How Cybersecurity Really Works for South African Businesses

Cybersecurity underpins the stability of modern business. For South African organisations, it affects operations, client trust, regulatory exposure, and insurance readiness. Understanding how cybersecurity really works helps leaders move beyond technical jargon and focus on risk, resilience, and accountability.

Understanding the Basics

At its core, cybersecurity is about managing digital risk. It protects internet-connected systems, data, and communication channels from unauthorised access, disruption, or manipulation.

Threats range from phishing and ransomware to supply chain compromise and domain impersonation. Effective cybersecurity combines prevention, detection, and response – not just software installation.

Key Components of Cybersecurity

  1. Firewalls and Endpoint Protection

These tools monitor traffic and detect malicious software. They are foundational, but they protect primarily at the device and network level.

  1. Encryption

Encryption ensures sensitive information cannot be read if intercepted. It protects data in transit and at rest.

  1. Identity and Access Controls

Authentication confirms who you are. Authorisation controls what you can access. Together, they reduce internal misuse and external compromise.

  1. Intrusion Detection and Prevention

These systems monitor for abnormal behaviour and either alert teams or automatically block suspicious activity.
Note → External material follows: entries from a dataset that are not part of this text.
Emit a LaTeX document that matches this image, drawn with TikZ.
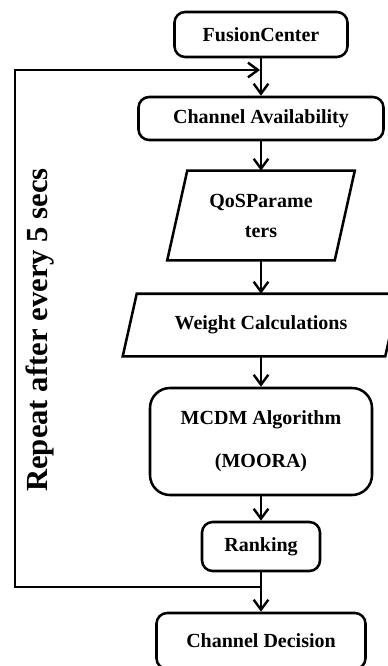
\documentclass[tikz,border=0pt]{standalone}
\usepackage{fontspec}
\setmainfont{Liberation Serif}
\usetikzlibrary{arrows.meta}

\tikzset{
    box/.style={draw, rounded corners=8pt, inner sep=0pt, align=center, font=\fontsize{15}{18}\selectfont\bfseries},
    iobox/.style={inner sep=0pt, align=center, font=\fontsize{15}{18}\selectfont\bfseries},
    flow/.style={-{Straight Barb[length=7.5pt, width=11pt, line width=1.8pt]}}
}

% slanted outline round a node: #1 name, #2 half slant
\newcommand{\slantbox}[2]{%
    \draw ([xshift=#2]#1.north west) -- ([xshift=#2]#1.north east)
        -- ([xshift=-#2]#1.south east) -- ([xshift=-#2]#1.south west) -- cycle;}

\begin{document}
\begin{tikzpicture}[x=0.75pt, y=-0.75pt, line width=1.9pt]
        \useasboundingbox (0,0) rectangle (387,666);

        % Steps
        \node[box, minimum width=129.75pt, minimum height=33.75pt] (fusion) at (261, 34.5) {FusionCenter};
        \node[box, minimum width=183.75pt, minimum height=32.25pt] (avail) at (261, 118.5) {Channel Availability};
        \node[iobox, minimum width=123.75pt, minimum height=65.25pt, font=\fontsize{15}{22.5}\selectfont\bfseries] (qos) at (261, 215.5) {QoSParame\\ters};
        \slantbox{qos}{7.5pt}
        \node[iobox, minimum width=195pt, minimum height=45pt] (weight) at (261, 325) {Weight Calculations};
        \slantbox{weight}{5.25pt}
        \node[box, rounded corners=15pt, minimum width=166.5pt, minimum height=80.25pt, font=\fontsize{15}{32}\selectfont\bfseries] (mcdm) at (261, 441.5) {MCDM Algorithm\\(MOORA)};
        \node[box, minimum width=88.5pt, minimum height=36.75pt] (rank) at (261, 546.5) {Ranking};
        \node[box, minimum width=156.75pt, minimum height=42pt] (decision) at (261, 641) {Channel Decision};

        % Arrows
        \draw[flow] (fusion) -- (avail);
        \draw[flow] (avail) -- (qos);
        \draw[flow] (qos) -- (weight);
        \draw[flow] (weight) -- (mcdm);
        \draw[flow] (mcdm) -- (rank);
        \draw[flow] (rank) -- (decision);

        % Feedback loop
        \coordinate (loopout) at (261, 587);
        \coordinate (loopin) at (260, 70);
        \draw[flow] (loopout) -- (15, 587) -- (15, 70) -- (loopin);
        \node[rotate=90, font=\fontsize{23}{27}\selectfont\bfseries] (repeat) at (40, 330) {Repeat after every 5 secs};
    \end{tikzpicture}
\end{document}
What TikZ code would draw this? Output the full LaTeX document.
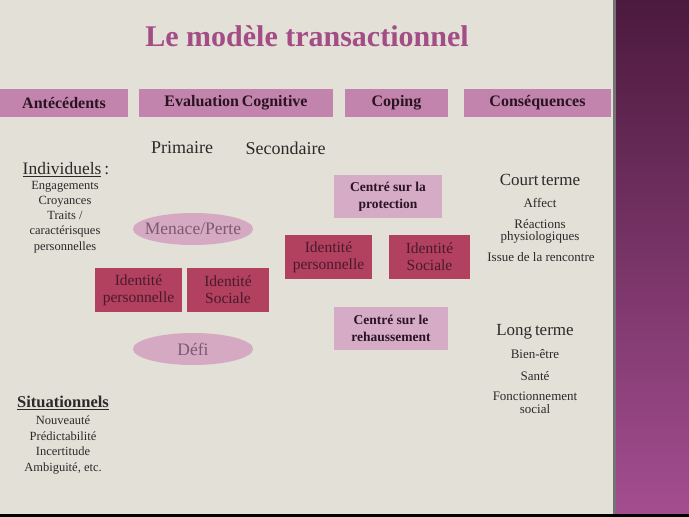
\documentclass[tikz,border=0pt]{standalone}
\usepackage{fontspec}
\setmainfont{Liberation Serif}
\usetikzlibrary{shapes.geometric}
\definecolor{bg}{HTML}{E3E0D7}
\definecolor{hdr}{HTML}{C283AC}
\definecolor{hdrtxt}{HTML}{2A1424}
\definecolor{dark}{HTML}{B2405F}
\definecolor{darktxt}{HTML}{4A1A2C}
\definecolor{lite}{HTML}{D6ABC6}
\definecolor{ell}{HTML}{D6A9C3}
\definecolor{elltxt}{HTML}{7C5A72}
\definecolor{ttl}{HTML}{A34C86}
\definecolor{txt}{HTML}{2A2A2A}
\definecolor{purpTop}{HTML}{4C1A3E}
\definecolor{purpBot}{HTML}{A44E90}
\tikzset{
  fs/.style={font=\fontsize{#1}{#1}\selectfont},
  hdrbox/.style={fill=hdr, text=hdrtxt, inner sep=0pt, font=\fontsize{16}{16}\selectfont\bfseries},
  darkbox/.style={fill=dark, text=darktxt, inner sep=0pt, align=center, font=\fontsize{15.5}{17}\selectfont},
  litebox/.style={fill=lite, text=hdrtxt, inner sep=0pt, align=center, font=\fontsize{13.5}{17}\selectfont\bfseries},
  ellbox/.style={ellipse, fill=ell, text=elltxt, inner xsep=-10pt, inner ysep=0pt, minimum width=120pt, minimum height=32pt, font=\fontsize{17.5}{17.5}\selectfont},
  plain/.style={text=txt, inner sep=0pt, align=center},
}
\begin{document}
\begin{tikzpicture}[x=1pt,y=-1pt]
\useasboundingbox (0,0) rectangle (689,517);
\fill[bg] (0,0) rectangle (616,517);
\shade[top color=purpTop, bottom color=purpBot] (616,0) rectangle (689,517);
\fill[black!55] (613,0) rectangle (616,514);
\fill[black] (0,514) rectangle (689,517);

\node[text=ttl, inner sep=0pt, font=\fontsize{30}{30}\selectfont\bfseries] (title) at (307,36) {Le modèle transactionnel};

\node[hdrbox, minimum width=128pt, minimum height=28pt] (ant) at (64,103) {Antécédents};
\node[hdrbox, minimum width=194pt, minimum height=28pt] (eval) at (236,103) {Evaluation\,Cognitive};
\node[hdrbox, minimum width=103pt, minimum height=28pt] (cop) at (396.5,103) {Coping};
\node[hdrbox, minimum width=147pt, minimum height=28pt] (cons) at (537.5,103) {Conséquences};

\node[plain, fs=18] (prim) at (182,148) {Primaire};
\node[plain, fs=18] (sec) at (285.5,148) {Secondaire};

\node[plain, fs=17.5] (ind) at (66,170) {\underline{Individuels}\,:};
\node[plain, font=\fontsize{12.5}{15.2}\selectfont] (indl) at (65,217) {Engagements\\Croyances\\Traits /\\caractérisques\\personnelles};

\node[ellbox] (menace) at (193,229) {Menace/Perte};
\node[ellbox] (defi) at (193,349) {Défi};

\node[darkbox, minimum width=87pt, minimum height=44pt] (ip1) at (138.5,290) {Identité\\personnelle};
\node[darkbox, minimum width=82pt, minimum height=44pt] (is1) at (228,290) {Identité\\Sociale};
\node[darkbox, minimum width=87pt, minimum height=44pt] (ip2) at (328.5,257) {Identité\\personnelle};
\node[darkbox, minimum width=81pt, minimum height=44pt] (is2) at (429.5,257) {Identité\\Sociale};

\node[litebox, minimum width=108pt, minimum height=43pt] (prot) at (388,196.5) {Centré sur la\\protection};
\node[litebox, minimum width=114pt, minimum height=43pt] (reh) at (391,328.5) {Centré sur le\\rehaussement};

\node[plain, fs=16.5] (sit) at (63,403) {\textbf{\underline{Situationnels}}};
\node[plain, font=\fontsize{12.5}{15.6}\selectfont] (sitl) at (63,445) {Nouveauté\\Prédictabilité\\Incertitude\\Ambiguité, etc.};

\node[plain, fs=17] (court) at (540,180) {Court\,terme};
\node[plain, fs=13] (aff) at (540,203) {Affect};
\node[plain, font=\fontsize{13}{12}\selectfont] (reac) at (540,231) {Réactions\\physiologiques};
\node[plain, fs=13] (issue) at (541,257) {Issue de la rencontre};

\node[plain, fs=17] (long) at (535,332) {Long\,terme};
\node[plain, fs=13] (bien) at (535,354) {Bien-être};
\node[plain, fs=13] (sante) at (535,376) {Santé};
\node[plain, font=\fontsize{13}{12.5}\selectfont] (fonc) at (535,403) {Fonctionnement\\social};
\end{tikzpicture}
\end{document}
  1. External Visibility and Vulnerability Assessment

Organisations cannot manage what they cannot see. Regular vulnerability assessments identify misconfigurations, exposed services, outdated systems, and weak authentication controls.

In South Africa’s increasingly scrutinised regulatory environment, visible and documented risk assessment is becoming an expectation — not an optional extra.

Proactive Cybersecurity Measures

As cyber-attacks become increasingly sophisticated, so must the strategies to combat them. Two high-impact areas often overlooked by organisations are external exposure and email authentication.

External Exposure Monitoring

  • Tools such as CyberProfiler provide an attacker’s-eye view of an organisation’s public footprint. They identify exposed ports, misconfigurations, weak encryption, and legacy assets that could be exploited.
  • This shifts cybersecurity from reactive clean-up to proactive risk reduction.

Email Authentication and Domain Protection

  • DMARC prevents criminals from sending spoofed emails using your domain. Without enforcement, attackers can impersonate your organisation without breaching your internal systems.
  • As global email standards tighten, domain authentication is becoming a baseline expectation rather than an advanced control.

Practical Cybersecurity Foundations

Strong cybersecurity requires a multi-faceted approach. To maintain your company’s cybersecurity, remember to stay on top of and follow best practices such as:

  • Keep Software Updated: Regular updates are essential for patching security vulnerabilities.
  • Deploy and Maintain Endpoint Protection: Ensure firewalls and endpoint detection tools are active and monitored.
  • Use Strong Authentication: Use complex passwords to reduce the risk of unauthorised access. Even better, consider using a Password Manager as they not only make life easier, but also help to create seriously strong and unique passwords for each of your logins.
  • Enable Multi-Factor Authentication (MFA): Utilizing MFA is one of the best ways to add an extra layer of security. If the vendor you’re engaging with offers it, make use of it.
  • Educate Employees: Regularly train your team to recognise cyber threats.
  • Regular Backups: Always create and store regular backups of data and files so you can restore them ASAP in case of a breach.
  • Assess External Exposure Regularly: Conduct periodic vulnerability scans, particularly after infrastructure changes or new system deployments.

Conclusion

Cybersecurity works through layered controls, continuous visibility, and disciplined execution.

For South African businesses, the question is no longer whether cybersecurity is necessary — but whether current controls are visible, enforceable, and defensible.

Understanding how cybersecurity works is the first step. Demonstrating it is the next.